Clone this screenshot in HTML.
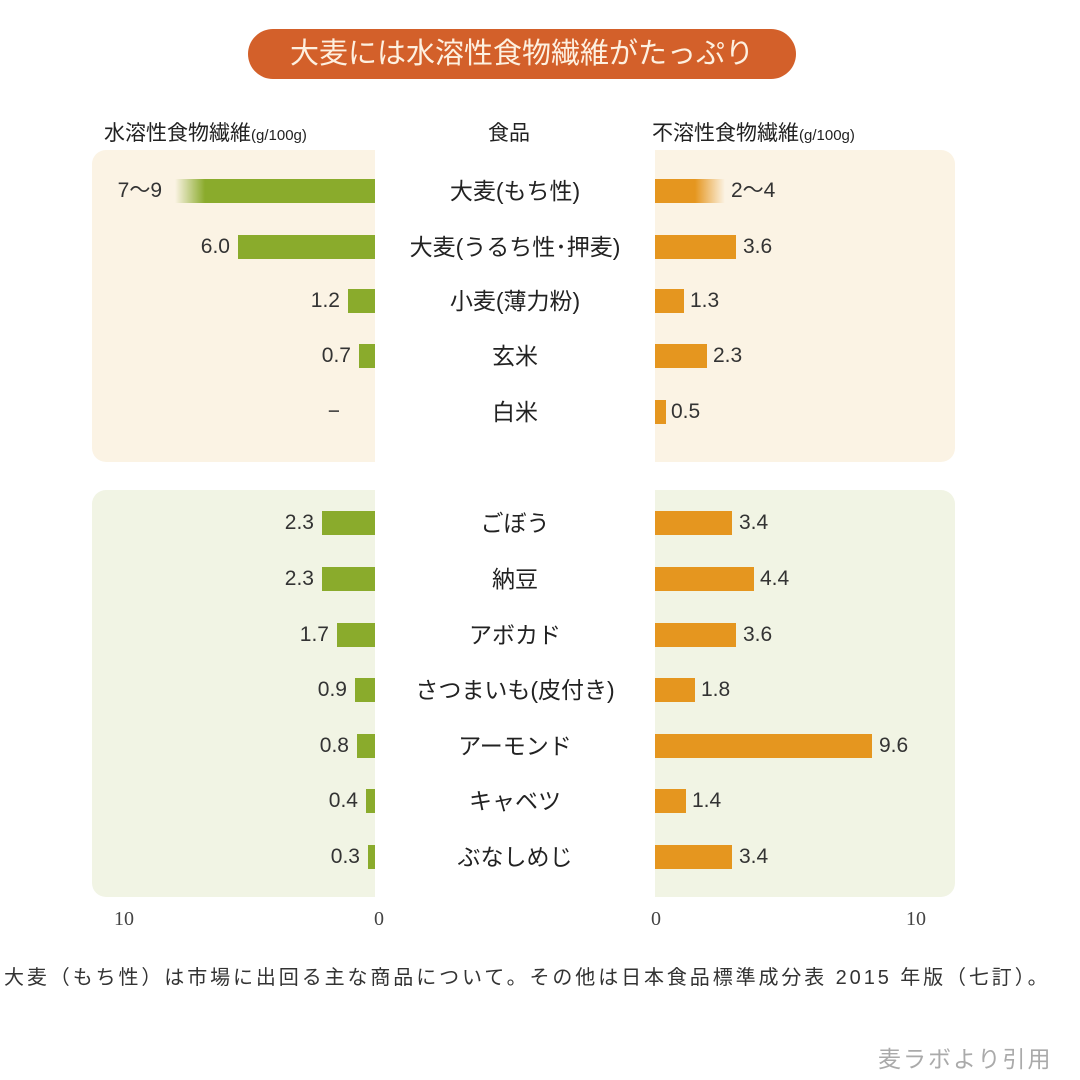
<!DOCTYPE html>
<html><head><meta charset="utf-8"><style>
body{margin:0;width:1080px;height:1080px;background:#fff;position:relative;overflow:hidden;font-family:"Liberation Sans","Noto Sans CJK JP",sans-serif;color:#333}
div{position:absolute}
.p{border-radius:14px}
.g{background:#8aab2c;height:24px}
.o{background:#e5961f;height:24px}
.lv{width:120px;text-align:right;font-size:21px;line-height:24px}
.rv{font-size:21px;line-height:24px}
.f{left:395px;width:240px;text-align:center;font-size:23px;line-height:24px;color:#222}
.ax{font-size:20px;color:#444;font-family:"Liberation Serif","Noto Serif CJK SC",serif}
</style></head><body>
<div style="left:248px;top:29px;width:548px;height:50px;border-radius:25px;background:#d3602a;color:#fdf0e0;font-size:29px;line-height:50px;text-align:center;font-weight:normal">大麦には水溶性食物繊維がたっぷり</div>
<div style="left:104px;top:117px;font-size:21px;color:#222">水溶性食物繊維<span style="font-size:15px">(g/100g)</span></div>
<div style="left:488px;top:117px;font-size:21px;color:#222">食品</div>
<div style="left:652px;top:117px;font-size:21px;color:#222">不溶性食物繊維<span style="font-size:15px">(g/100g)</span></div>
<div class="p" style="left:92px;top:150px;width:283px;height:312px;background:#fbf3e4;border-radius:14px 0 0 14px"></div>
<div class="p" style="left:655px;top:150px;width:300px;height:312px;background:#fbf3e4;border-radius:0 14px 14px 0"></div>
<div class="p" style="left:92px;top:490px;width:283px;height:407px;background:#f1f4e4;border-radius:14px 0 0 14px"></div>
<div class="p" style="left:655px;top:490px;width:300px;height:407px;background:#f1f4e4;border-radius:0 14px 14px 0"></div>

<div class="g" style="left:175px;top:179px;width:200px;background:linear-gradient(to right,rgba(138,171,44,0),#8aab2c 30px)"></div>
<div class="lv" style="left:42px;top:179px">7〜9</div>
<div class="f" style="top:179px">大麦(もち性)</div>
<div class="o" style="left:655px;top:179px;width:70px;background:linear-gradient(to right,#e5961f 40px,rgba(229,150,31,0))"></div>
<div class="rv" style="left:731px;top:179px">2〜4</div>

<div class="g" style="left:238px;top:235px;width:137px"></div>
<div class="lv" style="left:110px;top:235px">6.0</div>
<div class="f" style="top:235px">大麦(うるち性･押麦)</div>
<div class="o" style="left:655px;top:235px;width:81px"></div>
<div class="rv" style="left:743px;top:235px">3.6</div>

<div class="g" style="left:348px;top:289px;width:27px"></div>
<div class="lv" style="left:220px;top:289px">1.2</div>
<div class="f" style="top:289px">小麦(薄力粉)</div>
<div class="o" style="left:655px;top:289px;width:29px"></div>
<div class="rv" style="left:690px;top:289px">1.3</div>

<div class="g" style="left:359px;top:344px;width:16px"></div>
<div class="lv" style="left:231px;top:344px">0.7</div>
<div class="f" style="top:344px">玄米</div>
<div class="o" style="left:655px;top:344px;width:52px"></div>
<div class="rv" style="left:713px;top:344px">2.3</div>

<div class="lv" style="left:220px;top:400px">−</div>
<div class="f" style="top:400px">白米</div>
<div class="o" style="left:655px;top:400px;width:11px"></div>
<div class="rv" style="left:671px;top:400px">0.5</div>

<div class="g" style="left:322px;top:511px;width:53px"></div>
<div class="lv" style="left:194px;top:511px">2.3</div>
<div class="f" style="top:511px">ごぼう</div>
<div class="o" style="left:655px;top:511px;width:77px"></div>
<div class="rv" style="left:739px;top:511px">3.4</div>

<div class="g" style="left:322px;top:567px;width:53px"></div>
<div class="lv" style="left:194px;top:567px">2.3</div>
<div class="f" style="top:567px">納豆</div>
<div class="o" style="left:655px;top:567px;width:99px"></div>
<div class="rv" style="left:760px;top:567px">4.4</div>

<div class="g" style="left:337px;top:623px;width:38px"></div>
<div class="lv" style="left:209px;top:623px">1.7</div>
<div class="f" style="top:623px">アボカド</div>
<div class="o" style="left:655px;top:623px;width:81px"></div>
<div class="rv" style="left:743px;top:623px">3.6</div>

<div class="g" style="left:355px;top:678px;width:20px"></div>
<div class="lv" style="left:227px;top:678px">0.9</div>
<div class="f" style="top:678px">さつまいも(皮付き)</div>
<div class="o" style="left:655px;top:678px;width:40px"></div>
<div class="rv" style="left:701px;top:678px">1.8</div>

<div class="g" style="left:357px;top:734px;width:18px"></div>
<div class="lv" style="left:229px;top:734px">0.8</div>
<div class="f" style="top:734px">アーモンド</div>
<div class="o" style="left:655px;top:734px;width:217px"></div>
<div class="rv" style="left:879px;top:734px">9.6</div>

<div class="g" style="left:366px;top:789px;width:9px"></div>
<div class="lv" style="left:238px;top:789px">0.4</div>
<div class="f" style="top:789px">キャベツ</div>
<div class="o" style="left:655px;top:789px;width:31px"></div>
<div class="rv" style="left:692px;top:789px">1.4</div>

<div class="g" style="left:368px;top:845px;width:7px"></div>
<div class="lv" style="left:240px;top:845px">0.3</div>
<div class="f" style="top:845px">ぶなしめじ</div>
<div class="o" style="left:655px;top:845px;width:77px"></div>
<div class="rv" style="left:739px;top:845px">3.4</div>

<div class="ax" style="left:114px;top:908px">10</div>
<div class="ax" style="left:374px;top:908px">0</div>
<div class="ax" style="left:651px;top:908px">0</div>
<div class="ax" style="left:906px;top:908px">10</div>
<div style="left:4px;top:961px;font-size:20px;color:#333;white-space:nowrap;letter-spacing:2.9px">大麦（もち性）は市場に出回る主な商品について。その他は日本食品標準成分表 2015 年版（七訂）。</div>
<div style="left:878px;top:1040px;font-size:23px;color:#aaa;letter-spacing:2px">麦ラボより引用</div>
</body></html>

- - - - -

Print each line of the material above exactly, with the pictures removed from your copy.

Clone this screenshot in HTML.
<!DOCTYPE html>
<html><head><meta charset="utf-8"><style>
body{margin:0;width:1080px;height:1080px;background:#fff;position:relative;overflow:hidden;font-family:"Liberation Sans","Noto Sans CJK JP",sans-serif;color:#333}
div{position:absolute}
.p{border-radius:14px}
.g{background:#8aab2c;height:24px}
.o{background:#e5961f;height:24px}
.lv{width:120px;text-align:right;font-size:21px;line-height:24px}
.rv{font-size:21px;line-height:24px}
.f{left:395px;width:240px;text-align:center;font-size:23px;line-height:24px;color:#222}
.ax{font-size:20px;color:#444;font-family:"Liberation Serif","Noto Serif CJK SC",serif}
</style></head><body>
<div style="left:248px;top:29px;width:548px;height:50px;border-radius:25px;background:#d3602a;color:#fdf0e0;font-size:29px;line-height:50px;text-align:center;font-weight:normal">大麦には水溶性食物繊維がたっぷり</div>
<div style="left:104px;top:117px;font-size:21px;color:#222">水溶性食物繊維<span style="font-size:15px">(g/100g)</span></div>
<div style="left:488px;top:117px;font-size:21px;color:#222">食品</div>
<div style="left:652px;top:117px;font-size:21px;color:#222">不溶性食物繊維<span style="font-size:15px">(g/100g)</span></div>
<div class="p" style="left:92px;top:150px;width:283px;height:312px;background:#fbf3e4;border-radius:14px 0 0 14px"></div>
<div class="p" style="left:655px;top:150px;width:300px;height:312px;background:#fbf3e4;border-radius:0 14px 14px 0"></div>
<div class="p" style="left:92px;top:490px;width:283px;height:407px;background:#f1f4e4;border-radius:14px 0 0 14px"></div>
<div class="p" style="left:655px;top:490px;width:300px;height:407px;background:#f1f4e4;border-radius:0 14px 14px 0"></div>

<div class="g" style="left:175px;top:179px;width:200px;background:linear-gradient(to right,rgba(138,171,44,0),#8aab2c 30px)"></div>
<div class="lv" style="left:42px;top:179px">7〜9</div>
<div class="f" style="top:179px">大麦(もち性)</div>
<div class="o" style="left:655px;top:179px;width:70px;background:linear-gradient(to right,#e5961f 40px,rgba(229,150,31,0))"></div>
<div class="rv" style="left:731px;top:179px">2〜4</div>

<div class="g" style="left:238px;top:235px;width:137px"></div>
<div class="lv" style="left:110px;top:235px">6.0</div>
<div class="f" style="top:235px">大麦(うるち性･押麦)</div>
<div class="o" style="left:655px;top:235px;width:81px"></div>
<div class="rv" style="left:743px;top:235px">3.6</div>

<div class="g" style="left:348px;top:289px;width:27px"></div>
<div class="lv" style="left:220px;top:289px">1.2</div>
<div class="f" style="top:289px">小麦(薄力粉)</div>
<div class="o" style="left:655px;top:289px;width:29px"></div>
<div class="rv" style="left:690px;top:289px">1.3</div>

<div class="g" style="left:359px;top:344px;width:16px"></div>
<div class="lv" style="left:231px;top:344px">0.7</div>
<div class="f" style="top:344px">玄米</div>
<div class="o" style="left:655px;top:344px;width:52px"></div>
<div class="rv" style="left:713px;top:344px">2.3</div>

<div class="lv" style="left:220px;top:400px">−</div>
<div class="f" style="top:400px">白米</div>
<div class="o" style="left:655px;top:400px;width:11px"></div>
<div class="rv" style="left:671px;top:400px">0.5</div>

<div class="g" style="left:322px;top:511px;width:53px"></div>
<div class="lv" style="left:194px;top:511px">2.3</div>
<div class="f" style="top:511px">ごぼう</div>
<div class="o" style="left:655px;top:511px;width:77px"></div>
<div class="rv" style="left:739px;top:511px">3.4</div>

<div class="g" style="left:322px;top:567px;width:53px"></div>
<div class="lv" style="left:194px;top:567px">2.3</div>
<div class="f" style="top:567px">納豆</div>
<div class="o" style="left:655px;top:567px;width:99px"></div>
<div class="rv" style="left:760px;top:567px">4.4</div>

<div class="g" style="left:337px;top:623px;width:38px"></div>
<div class="lv" style="left:209px;top:623px">1.7</div>
<div class="f" style="top:623px">アボカド</div>
<div class="o" style="left:655px;top:623px;width:81px"></div>
<div class="rv" style="left:743px;top:623px">3.6</div>

<div class="g" style="left:355px;top:678px;width:20px"></div>
<div class="lv" style="left:227px;top:678px">0.9</div>
<div class="f" style="top:678px">さつまいも(皮付き)</div>
<div class="o" style="left:655px;top:678px;width:40px"></div>
<div class="rv" style="left:701px;top:678px">1.8</div>

<div class="g" style="left:357px;top:734px;width:18px"></div>
<div class="lv" style="left:229px;top:734px">0.8</div>
<div class="f" style="top:734px">アーモンド</div>
<div class="o" style="left:655px;top:734px;width:217px"></div>
<div class="rv" style="left:879px;top:734px">9.6</div>

<div class="g" style="left:366px;top:789px;width:9px"></div>
<div class="lv" style="left:238px;top:789px">0.4</div>
<div class="f" style="top:789px">キャベツ</div>
<div class="o" style="left:655px;top:789px;width:31px"></div>
<div class="rv" style="left:692px;top:789px">1.4</div>

<div class="g" style="left:368px;top:845px;width:7px"></div>
<div class="lv" style="left:240px;top:845px">0.3</div>
<div class="f" style="top:845px">ぶなしめじ</div>
<div class="o" style="left:655px;top:845px;width:77px"></div>
<div class="rv" style="left:739px;top:845px">3.4</div>

<div class="ax" style="left:114px;top:908px">10</div>
<div class="ax" style="left:374px;top:908px">0</div>
<div class="ax" style="left:651px;top:908px">0</div>
<div class="ax" style="left:906px;top:908px">10</div>
<div style="left:4px;top:961px;font-size:20px;color:#333;white-space:nowrap;letter-spacing:2.9px">大麦（もち性）は市場に出回る主な商品について。その他は日本食品標準成分表 2015 年版（七訂）。</div>
<div style="left:878px;top:1040px;font-size:23px;color:#aaa;letter-spacing:2px">麦ラボより引用</div>
</body></html>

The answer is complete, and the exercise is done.